- Born: 12 March 1884 West Bromwich, UK
- Died: 1 January 1953 (aged 68)
- Education: University of Cambridge
- Known for: Antitoxin production
- Scientific career
- Fields: Biochemistry;
- Workplaces: University of Cambridge; University of Toronto; Lister Institute

= Annie Homer =

Biochemist

Annie Homer (12 March 1882 – 1 January 1953) was a biochemist at Newnham College, Cambridge, University of Toronto and the Lister Institute. She developed improved methods for large-scale production of antitoxin sera during World War I.

==Personal life and education==
Annie Homer was born at West Bromwich, UK, on 3 December 1882. Her parents were Joseph and Keziah (née Skidmore) Homer. After attending King Edward VI High School for Girls in Birmingham, Homer went in 1905 to Newnham College of the University of Cambridge to study chemistry. She took the Natural Sciences Tripos in 1904 and 1905, gaining Class I, chemistry, Part II but women were not awarded degrees by this university at that time. However, she was able to obtain an MA degree from Trinity College, Dublin based on her Cambridge studies. She was awarded a DSc by Trinity College in 1913 based on research she undertook at Newnham College.

She died 1 January 1953.

==Career==
From 1909 - 1914 Homer was at Newnham College, initially as Assistant Lecturer and Demonstrator in Physical Science (1909 - 1910) and then Demonstrator in Chemistry. She was supported financially by a Bathurst research studentship and fellowship (1907–10), a Benn Levi fellowship (1910) and a Beit Memorial fellowship (1911 - 1914). In 1914, she moved to the University of Toronto in Canada to work as a Demonstrator in Biochemistry and was a Medical Research Fellow. She also acted as Assistant Chemist at the Dominion Experimental Farm, Ottawa. In 1914 she became assistant director of the Antitoxin Laboratories, Toronto, and this led to her return to the UK with an appointment at the Lister Institute and research facilities at the Physiological Institute, University of London.
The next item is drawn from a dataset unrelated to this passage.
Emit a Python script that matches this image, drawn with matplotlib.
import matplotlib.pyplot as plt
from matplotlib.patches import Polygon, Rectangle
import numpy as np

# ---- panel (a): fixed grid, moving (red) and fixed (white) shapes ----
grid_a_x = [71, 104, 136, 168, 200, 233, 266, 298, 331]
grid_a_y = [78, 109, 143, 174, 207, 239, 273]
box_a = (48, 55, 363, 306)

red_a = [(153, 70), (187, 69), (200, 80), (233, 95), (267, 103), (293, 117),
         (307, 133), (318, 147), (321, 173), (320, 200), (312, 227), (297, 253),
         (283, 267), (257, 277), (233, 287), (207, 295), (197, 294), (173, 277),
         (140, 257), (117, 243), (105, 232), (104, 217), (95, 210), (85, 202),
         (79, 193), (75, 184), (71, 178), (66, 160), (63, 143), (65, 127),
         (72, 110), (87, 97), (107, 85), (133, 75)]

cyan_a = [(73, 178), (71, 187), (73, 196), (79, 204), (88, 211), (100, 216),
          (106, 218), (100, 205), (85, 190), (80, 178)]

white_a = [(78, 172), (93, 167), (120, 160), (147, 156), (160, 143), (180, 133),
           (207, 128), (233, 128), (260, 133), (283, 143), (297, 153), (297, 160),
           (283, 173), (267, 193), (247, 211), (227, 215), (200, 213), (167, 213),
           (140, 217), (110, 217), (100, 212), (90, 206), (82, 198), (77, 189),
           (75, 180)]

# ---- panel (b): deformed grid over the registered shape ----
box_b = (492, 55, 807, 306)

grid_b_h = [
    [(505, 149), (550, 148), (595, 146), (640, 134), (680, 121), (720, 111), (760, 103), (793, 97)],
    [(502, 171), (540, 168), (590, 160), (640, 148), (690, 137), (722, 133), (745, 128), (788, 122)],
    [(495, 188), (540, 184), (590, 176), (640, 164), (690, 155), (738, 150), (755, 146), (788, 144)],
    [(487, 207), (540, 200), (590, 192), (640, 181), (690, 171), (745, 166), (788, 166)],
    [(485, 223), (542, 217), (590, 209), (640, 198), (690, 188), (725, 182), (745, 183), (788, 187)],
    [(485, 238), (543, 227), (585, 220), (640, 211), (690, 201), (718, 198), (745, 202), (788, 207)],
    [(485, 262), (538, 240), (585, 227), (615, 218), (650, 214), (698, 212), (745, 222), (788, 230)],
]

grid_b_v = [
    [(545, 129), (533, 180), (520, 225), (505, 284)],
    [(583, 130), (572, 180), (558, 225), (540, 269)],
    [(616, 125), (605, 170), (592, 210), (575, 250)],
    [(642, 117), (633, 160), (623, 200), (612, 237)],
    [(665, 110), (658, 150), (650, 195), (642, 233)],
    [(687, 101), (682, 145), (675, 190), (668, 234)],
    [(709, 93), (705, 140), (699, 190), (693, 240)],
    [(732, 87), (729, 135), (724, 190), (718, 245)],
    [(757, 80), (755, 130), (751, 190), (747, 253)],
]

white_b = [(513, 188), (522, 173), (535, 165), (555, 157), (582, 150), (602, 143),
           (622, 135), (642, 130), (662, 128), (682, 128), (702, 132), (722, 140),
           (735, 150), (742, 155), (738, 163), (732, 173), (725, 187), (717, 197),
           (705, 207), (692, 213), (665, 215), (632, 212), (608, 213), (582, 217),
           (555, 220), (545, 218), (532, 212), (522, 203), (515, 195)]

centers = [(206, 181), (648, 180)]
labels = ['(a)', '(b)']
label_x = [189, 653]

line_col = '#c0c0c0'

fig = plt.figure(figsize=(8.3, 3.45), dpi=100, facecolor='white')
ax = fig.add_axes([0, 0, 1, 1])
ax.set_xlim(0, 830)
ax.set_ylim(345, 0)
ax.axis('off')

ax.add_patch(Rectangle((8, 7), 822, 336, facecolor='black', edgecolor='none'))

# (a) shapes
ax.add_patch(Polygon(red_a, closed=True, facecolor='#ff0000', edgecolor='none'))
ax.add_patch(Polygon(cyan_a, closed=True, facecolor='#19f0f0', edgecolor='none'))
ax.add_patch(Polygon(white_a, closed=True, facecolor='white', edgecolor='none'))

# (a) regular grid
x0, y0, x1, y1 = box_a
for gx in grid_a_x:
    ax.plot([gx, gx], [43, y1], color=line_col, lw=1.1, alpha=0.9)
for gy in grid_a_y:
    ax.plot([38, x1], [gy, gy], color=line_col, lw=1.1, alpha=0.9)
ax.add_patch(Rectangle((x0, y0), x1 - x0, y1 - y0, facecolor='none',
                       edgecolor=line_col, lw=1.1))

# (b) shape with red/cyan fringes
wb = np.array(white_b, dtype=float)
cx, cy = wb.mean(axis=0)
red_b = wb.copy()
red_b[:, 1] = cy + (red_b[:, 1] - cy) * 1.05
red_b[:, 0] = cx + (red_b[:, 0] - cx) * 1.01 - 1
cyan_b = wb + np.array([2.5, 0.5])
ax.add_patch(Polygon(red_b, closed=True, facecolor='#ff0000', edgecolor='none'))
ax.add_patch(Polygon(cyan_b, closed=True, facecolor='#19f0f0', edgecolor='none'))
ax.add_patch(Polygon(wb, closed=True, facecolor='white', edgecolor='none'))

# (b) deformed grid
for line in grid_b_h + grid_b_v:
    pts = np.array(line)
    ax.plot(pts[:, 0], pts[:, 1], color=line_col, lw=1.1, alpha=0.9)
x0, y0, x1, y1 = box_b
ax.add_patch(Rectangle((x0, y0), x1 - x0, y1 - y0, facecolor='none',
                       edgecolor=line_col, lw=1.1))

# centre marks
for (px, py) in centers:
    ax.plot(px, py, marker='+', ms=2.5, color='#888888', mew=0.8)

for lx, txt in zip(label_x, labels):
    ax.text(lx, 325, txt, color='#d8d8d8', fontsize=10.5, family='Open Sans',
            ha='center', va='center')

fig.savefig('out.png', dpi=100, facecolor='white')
While at Newnham College, Homer published on physical organic chemistry, including organic chemistry syntheses that involved the Friedel-Crafts reaction. Initially, she was advised by Humphrey Jones and also John Edward Purvis. The latter was a spectroscopist and assistant to George Downing Liveing at University of Cambridge but developed an interest in public health, becoming Lecturer in Chemistry and Physics in their application to Hygiene and Preventive Medicine in 1908. Her research developed a focus on reactions of the indole group in the aminoacid tryptophan and some of her publications continued to be cited into the twenty-first century.

In Canada, she re-focused her research onto antitoxic sera, which resulted in innovative methods to manufacture high quality antitoxin protein fractions from serum. Separating unnecessary proteins from the antibodies used to counter infections in medical practice was important to increase both potency of antitoxin doses and to reduced the incidence of serum sickness. Her return to the UK in 1914 was to provide expertise in large scale, commercial production of this therapeutic protein which was necessary during the First World War.
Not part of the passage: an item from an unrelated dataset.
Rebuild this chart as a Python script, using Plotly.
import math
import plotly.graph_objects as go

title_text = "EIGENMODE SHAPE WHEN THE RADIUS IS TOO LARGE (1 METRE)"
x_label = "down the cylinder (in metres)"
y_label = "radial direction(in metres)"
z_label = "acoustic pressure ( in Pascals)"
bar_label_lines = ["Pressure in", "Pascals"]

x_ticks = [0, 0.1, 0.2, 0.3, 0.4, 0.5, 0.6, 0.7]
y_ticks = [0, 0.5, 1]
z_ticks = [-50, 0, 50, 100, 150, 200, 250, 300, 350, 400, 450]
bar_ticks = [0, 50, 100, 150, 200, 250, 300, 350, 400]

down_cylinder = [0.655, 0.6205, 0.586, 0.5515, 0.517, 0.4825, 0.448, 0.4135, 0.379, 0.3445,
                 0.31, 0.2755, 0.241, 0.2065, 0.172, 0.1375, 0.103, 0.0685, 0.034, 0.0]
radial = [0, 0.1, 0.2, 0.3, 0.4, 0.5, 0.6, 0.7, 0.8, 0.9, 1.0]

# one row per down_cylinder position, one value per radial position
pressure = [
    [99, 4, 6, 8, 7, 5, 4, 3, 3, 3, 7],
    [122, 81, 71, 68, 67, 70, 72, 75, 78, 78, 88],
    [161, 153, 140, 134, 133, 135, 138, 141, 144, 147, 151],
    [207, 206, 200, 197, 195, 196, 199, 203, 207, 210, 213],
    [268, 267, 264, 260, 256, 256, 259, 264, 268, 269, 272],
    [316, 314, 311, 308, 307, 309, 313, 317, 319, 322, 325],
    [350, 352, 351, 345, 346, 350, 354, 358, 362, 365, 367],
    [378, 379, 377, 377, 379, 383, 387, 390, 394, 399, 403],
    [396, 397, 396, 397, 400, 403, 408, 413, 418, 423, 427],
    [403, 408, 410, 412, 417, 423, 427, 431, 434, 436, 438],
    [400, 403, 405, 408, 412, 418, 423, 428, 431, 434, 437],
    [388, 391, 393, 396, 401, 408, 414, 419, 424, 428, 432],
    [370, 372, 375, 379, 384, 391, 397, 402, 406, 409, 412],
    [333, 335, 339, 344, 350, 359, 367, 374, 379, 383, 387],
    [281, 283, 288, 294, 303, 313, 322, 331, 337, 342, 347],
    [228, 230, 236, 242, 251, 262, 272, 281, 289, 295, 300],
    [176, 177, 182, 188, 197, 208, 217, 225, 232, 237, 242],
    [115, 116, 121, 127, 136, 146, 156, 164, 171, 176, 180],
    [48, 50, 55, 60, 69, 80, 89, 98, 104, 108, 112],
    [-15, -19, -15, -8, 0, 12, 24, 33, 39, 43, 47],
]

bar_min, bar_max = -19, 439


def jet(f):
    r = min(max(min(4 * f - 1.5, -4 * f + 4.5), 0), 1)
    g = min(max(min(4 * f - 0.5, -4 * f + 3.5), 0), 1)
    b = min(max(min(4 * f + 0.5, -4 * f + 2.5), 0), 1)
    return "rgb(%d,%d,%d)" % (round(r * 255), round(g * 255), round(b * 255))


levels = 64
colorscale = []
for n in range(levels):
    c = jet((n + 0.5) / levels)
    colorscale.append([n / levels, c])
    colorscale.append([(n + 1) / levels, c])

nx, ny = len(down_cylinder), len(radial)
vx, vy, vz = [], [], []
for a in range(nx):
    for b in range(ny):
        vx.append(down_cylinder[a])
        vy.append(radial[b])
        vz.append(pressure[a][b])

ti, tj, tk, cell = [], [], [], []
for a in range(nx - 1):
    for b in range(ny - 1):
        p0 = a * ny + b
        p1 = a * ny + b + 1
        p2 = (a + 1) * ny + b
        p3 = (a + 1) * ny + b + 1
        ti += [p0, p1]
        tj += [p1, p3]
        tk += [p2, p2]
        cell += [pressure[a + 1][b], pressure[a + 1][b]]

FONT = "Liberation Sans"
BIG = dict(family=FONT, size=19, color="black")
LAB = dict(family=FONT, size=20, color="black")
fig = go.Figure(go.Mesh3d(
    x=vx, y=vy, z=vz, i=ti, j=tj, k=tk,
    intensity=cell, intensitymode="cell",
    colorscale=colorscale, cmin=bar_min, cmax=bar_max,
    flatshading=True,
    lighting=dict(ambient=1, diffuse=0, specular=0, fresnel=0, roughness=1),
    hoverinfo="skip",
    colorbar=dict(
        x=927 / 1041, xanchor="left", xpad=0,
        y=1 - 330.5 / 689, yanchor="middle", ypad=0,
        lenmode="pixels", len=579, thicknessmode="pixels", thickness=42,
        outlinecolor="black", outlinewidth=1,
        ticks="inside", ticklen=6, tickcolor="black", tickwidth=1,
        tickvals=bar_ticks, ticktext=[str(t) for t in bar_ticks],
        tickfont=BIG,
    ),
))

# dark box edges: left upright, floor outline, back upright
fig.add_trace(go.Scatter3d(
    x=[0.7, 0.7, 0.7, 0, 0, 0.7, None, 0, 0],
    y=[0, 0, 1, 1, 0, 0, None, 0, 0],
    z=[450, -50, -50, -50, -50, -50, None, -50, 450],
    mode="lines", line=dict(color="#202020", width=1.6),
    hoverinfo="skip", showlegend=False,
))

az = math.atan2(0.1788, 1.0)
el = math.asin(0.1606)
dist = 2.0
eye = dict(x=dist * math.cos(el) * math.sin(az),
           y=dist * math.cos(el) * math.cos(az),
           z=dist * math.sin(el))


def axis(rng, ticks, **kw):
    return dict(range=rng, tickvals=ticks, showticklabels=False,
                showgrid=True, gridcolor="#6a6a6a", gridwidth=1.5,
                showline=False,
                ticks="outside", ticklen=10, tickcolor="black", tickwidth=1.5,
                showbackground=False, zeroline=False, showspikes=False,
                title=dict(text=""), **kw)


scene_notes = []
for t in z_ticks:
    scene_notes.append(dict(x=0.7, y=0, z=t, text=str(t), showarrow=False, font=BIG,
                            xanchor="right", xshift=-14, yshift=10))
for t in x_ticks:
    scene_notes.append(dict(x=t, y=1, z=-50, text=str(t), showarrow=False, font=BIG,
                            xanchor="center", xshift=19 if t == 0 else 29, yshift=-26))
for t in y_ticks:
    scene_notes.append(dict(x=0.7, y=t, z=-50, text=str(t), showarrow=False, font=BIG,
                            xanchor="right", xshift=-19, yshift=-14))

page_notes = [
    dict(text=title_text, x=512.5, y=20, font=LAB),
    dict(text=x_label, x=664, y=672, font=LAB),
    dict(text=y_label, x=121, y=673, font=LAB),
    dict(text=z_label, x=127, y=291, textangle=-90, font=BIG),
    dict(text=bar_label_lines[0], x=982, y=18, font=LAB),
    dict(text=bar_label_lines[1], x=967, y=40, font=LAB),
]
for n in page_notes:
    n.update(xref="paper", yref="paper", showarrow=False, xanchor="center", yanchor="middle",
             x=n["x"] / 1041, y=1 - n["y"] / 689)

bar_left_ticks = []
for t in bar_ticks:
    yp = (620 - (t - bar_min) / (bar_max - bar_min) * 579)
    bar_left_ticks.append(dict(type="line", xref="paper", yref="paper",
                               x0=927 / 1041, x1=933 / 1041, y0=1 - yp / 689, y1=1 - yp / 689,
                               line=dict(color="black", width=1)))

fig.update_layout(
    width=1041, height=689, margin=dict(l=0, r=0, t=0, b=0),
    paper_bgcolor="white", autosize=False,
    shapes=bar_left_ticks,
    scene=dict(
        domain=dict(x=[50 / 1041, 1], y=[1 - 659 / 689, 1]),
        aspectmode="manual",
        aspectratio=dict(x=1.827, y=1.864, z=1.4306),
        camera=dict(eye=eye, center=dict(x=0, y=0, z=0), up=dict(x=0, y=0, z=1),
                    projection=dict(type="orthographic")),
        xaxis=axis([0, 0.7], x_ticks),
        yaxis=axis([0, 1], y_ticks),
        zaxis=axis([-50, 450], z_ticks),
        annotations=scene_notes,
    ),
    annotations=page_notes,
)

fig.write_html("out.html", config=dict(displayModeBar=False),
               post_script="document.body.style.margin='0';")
In the 1920s she changed her research field again to become involved in development of oil, potash and other mineral resources in Palestine. She, and an engineer R. H. Bicknell, were members of a consortium aiming to exploit salts, particularly potash, from the Dead Sea that was financed and headed by W H Tottie who a director in London for the Canadian Merchants and General Trusts. This came to a halt in 1927 when Tottie died unexpectedly, despite a positive response to their bid for a British government tender. However, she continued during the Second World War, when she acted at times on behalf of the British Government, and until her death.

==Publications==
She published 37 scientific papers, divided between topics in chemistry (prior to 1914) and those on antitoxins (1914 - 1920). These included:

- Homer, Annie (1907) The action of aluminium chloride on naphthalene. Journal of the Chemical Society 91 (1) 1103–1114
- Homer, Annie and Purvis, John Edward (1910) The absorption spectra of dinaphthanthracene and its hydro-derivative compared with the absorption spectra of its isomerides. The Journal of the Chemical Society Transactions 97 1155–1158
- Homer, Annie (1913) The condensation of tryptophane and other indole derivatives with certain aldehydes. Biochemical Journal 7 (2) 101 - 115
- Homer, Annie (1915) A method for the estimation of the tryptophane content of proteins, involving the use of baryta as a hydrolyzing agent. Journal of Biological Chemistry 22 (2) 369–389
- Homer, Annie (1915) A spectroscopic examination of the color reactions of certain indol derivatives and of the urine of dogs after their administration. Journal of Biological Chemistry 22 (2) 345–368
- Homer, Annie (1916) An improved method for the concentration of antitoxic sera. Journal of Hygiene 15 (3) 388 - 400.

==Awards and honours==
She became a Fellow of the Royal Society of Chemistry in 1918.